Niesamowite, Chiny znowu to robią! Tym razem chodzi o nowoczesną broń

Chiny pracują nad nowym rodzajem amunicji krążącej o bardzo dużym zasięgu. Bazą mają być dobrze znane pociski powietrze-ziemia AR. Eksperci uważają, że to kolejna próba kopiowania Amerykanów.
Chiński dron CH-6 /Fot. Global Times

Chiński dron CH-6 /Fot. Global Times

Amunicja krążąca to rodzaj precyzyjnego uzbrojenia, którego głównym elementem jest uderzeniowy bezzałogowy aparat latający (UAV), czyli po prostu “dron kamikadze”. Po wykryciu i identyfikacji celu, maszyna uderza w cel, niszcząc go eksplozją własnej głowicy bojowej. Maszyny takie jak Switchblade, zostały użyte w ostatnich konfliktach na całym świecie i wykazały swoją skuteczność we współczesnych działaniach wojennych. Amunicja tego typu może być wystrzeliwana przez piechotę z wyrzutni, a także przenoszona przez platformy startowe, takie jak pojazdy naziemne lub samoloty.

Czytaj też: Drony Reaper z od dawna wyczekiwanym ulepszeniem. Nie za późno?

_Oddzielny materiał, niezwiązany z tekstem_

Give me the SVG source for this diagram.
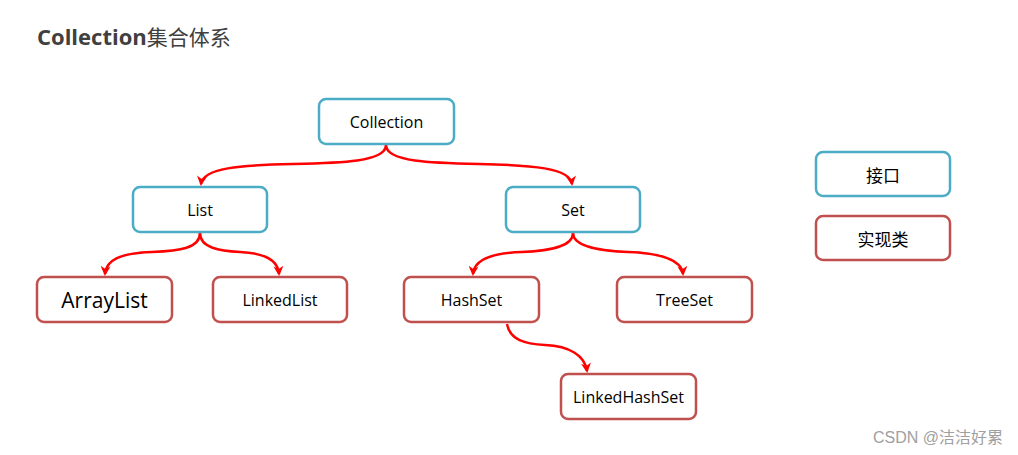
<svg xmlns="http://www.w3.org/2000/svg" width="1018" height="455" viewBox="0 0 1018 455">
<style>
.iface{fill:#fff;stroke:#4bacc6;stroke-width:2.5}
.impl{fill:#fff;stroke:#c0504d;stroke-width:2.5}
.t{font-family:"Open Sans","Liberation Sans",sans-serif;font-size:16px;fill:#000;text-anchor:middle;dominant-baseline:central}
.big{font-size:21px}
.cjk{font-family:"Noto Sans CJK SC",sans-serif;font-size:17px;fill:#000;text-anchor:middle;dominant-baseline:central}
.c{fill:none;stroke:#ff0000;stroke-width:2.5;marker-end:url(#ah)}
</style>
<defs>
<marker id="ah" viewBox="0 0 10 10" refX="8" refY="5" markerWidth="4" markerHeight="4" orient="auto-start-reverse" markerUnits="strokeWidth">
<path d="M0,0 L10,5 L0,10 L3,5 Z" fill="#ff0000"/>
</marker>
</defs>
<rect width="1018" height="455" fill="#fff"/>
<text x="37" y="45" font-family="Open Sans,Liberation Sans,sans-serif" font-size="22" font-weight="bold" fill="#404040">Collection<tspan font-family="Noto Sans CJK SC,sans-serif" font-weight="normal" font-size="21">集合体系</tspan></text>
<g id="connectors">
<path class="c" d="M386,145 C386,162 340,163 293,164 C240,165 203,168 201,184"/>
<path class="c" d="M386,145 C386,162 432,163 479,164 C532,165 570,168 572,184"/>
<path class="c" d="M200,233 C200,248 180,251 152,252 C120,253 106,260 105,274"/>
<path class="c" d="M200,233 C200,248 220,251 240,252 C265,253 278,260 279,274"/>
<path class="c" d="M573,233 C573,248 545,251 522,252 C490,253 474,260 473,274"/>
<path class="c" d="M573,233 C573,248 605,251 628,252 C660,253 682,260 683,274"/>
<path class="c" d="M507,324 C510,340 525,344 545,345 C570,346 585,356 587,371"/>
</g>
<g id="collection"><rect class="iface" x="319" y="99" width="135" height="45" rx="7"/><text class="t" x="386.5" y="122">Collection</text></g>
<g id="list"><rect class="iface" x="133" y="187" width="134" height="45" rx="7"/><text class="t" x="200" y="210">List</text></g>
<g id="set"><rect class="iface" x="506" y="187" width="134" height="45" rx="7"/><text class="t" x="573" y="210">Set</text></g>
<g id="arraylist"><rect class="impl" x="37" y="277" width="135" height="45" rx="7"/><text class="t big" x="104.5" y="300">ArrayList</text></g>
<g id="linkedlist"><rect class="impl" x="213" y="277" width="134" height="45" rx="7"/><text class="t" x="280" y="300">LinkedList</text></g>
<g id="hashset"><rect class="impl" x="404" y="277" width="135" height="45" rx="7"/><text class="t" x="471.5" y="300">HashSet</text></g>
<g id="treeset"><rect class="impl" x="617" y="277" width="135" height="45" rx="7"/><text class="t" x="684.5" y="300">TreeSet</text></g>
<g id="linkedhashset"><rect class="impl" x="561" y="374" width="135" height="45" rx="7"/><text class="t" x="628.5" y="397">LinkedHashSet</text></g>
<g id="legend-interface"><rect class="iface" x="816" y="152" width="134" height="44" rx="7"/><text class="cjk" x="883" y="174">接口</text></g>
<g id="legend-impl"><rect class="impl" x="816" y="216" width="134" height="44" rx="7"/><text class="cjk" x="883" y="238">实现类</text></g>
<text x="1003" y="443" text-anchor="end" font-family="Liberation Sans,Noto Sans CJK SC,sans-serif" font-size="16" fill="#a0a0a0">CSDN @洁洁好累</text>
</svg>
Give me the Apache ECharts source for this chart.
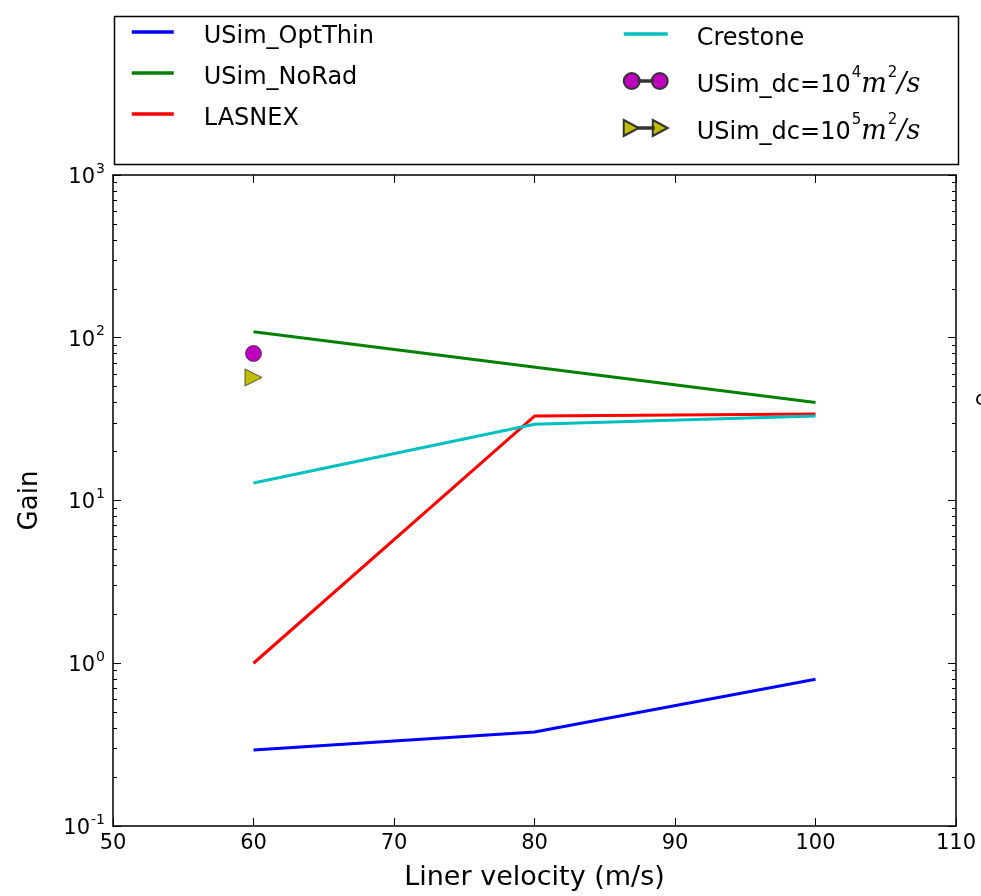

Własną amunicję krążącą chcą mieć także Chińczycy, czego dowodem jest projekt ogłoszony przez firmę Aerospace CH UAV, która jest znana ze swoich dronów z serii CH, m.in. sprawdzonych w walce CH-3, CH-4, CH-5, CH-6, CH-7 i CH-10. Teraz mają do nich zostać dołączone pociski powietrze-ziemia serii AR, które będą podstawą nowego systemu amunicji krążącej.

Chiny kopiują Amerykanów – z jakim skutkiem?

Amerykańskie Siły Powietrzne są na zaawansowanym etapie prac nad najnowocześniejszą amunicją krążącą wykorzystującą sztuczną inteligencję, umożliwiającą poszczególnym pociskom dzielenie się informacjami i autonomiczne dostosowywanie kursu podczas zbliżania się do celów. Amunicja wchodząca w skład programu Golden Horde jest testowana z dużym powodzeniem i obiecuje zwiększoną zdolność broni zrzucanej z powietrza i wystrzeliwanej z powietrza do zmiany kursu w locie i wymiany danych w odpowiedzi na nowe informacje lub zmieniające się cele. Mówiąc wprost: pociski tego typu będą mogły zmieniać cele już po wystrzeleniu, w oparciu o dokonywaną na bieżąco analizę sytuacji.

Czytaj też: Z tego miejsca drony jeszcze nie startowały! Niesamowity pokaz możliwości francuskiej armii

Nic więc dziwnego, że Chińczycy chcą mieć podobną amunicję, choć wątpliwe jest ich zaplecze technologiczne. Jak donosi wspierany przez chiński rząd Global Times, nowa broń może podobno “umożliwiać komunikację na polu bitwy, zakłócać i tłumić radar, precyzyjnie uderzać w cele wrażliwe na czas, a także oceniać szkody bojowe”, co brzmi jak kalka programu Golden Horde.

Artykuł Global Times mówi, że broń może “współpracować” z innymi rodzajami broni, ale nie jest jasne, co to określenie właściwie może oznaczać. Nie jest jasne, czy chińska broń wymieniająca się danymi, mogąca zmieniać swój cel w trakcie lotu to projekt “oryginalny” Chińczyków, który jest rozwijany niezależnie od Golden Horde, czy próba skopiowania Amerykanów w oparciu o dostępne szczątki informacji. Nie ulega jednak wątpliwości, że Chiny mają “ambicję” osiągnięcia “współpracy” broni w locie podobnej do Golden Horde i zdolności Switchblade do “latania” oraz atakowania.

W Global Times czytamy:

Charakteryzująca się dużą wytrzymałością, bardzo dużym zasięgiem, wysokimi obrażeniami, wysoką niezawodnością i niskim kosztem, amunicja krążąca może wykonywać misje niezależnie lub współpracować z innymi rodzajami broni i systemami w zintegrowanym systemie.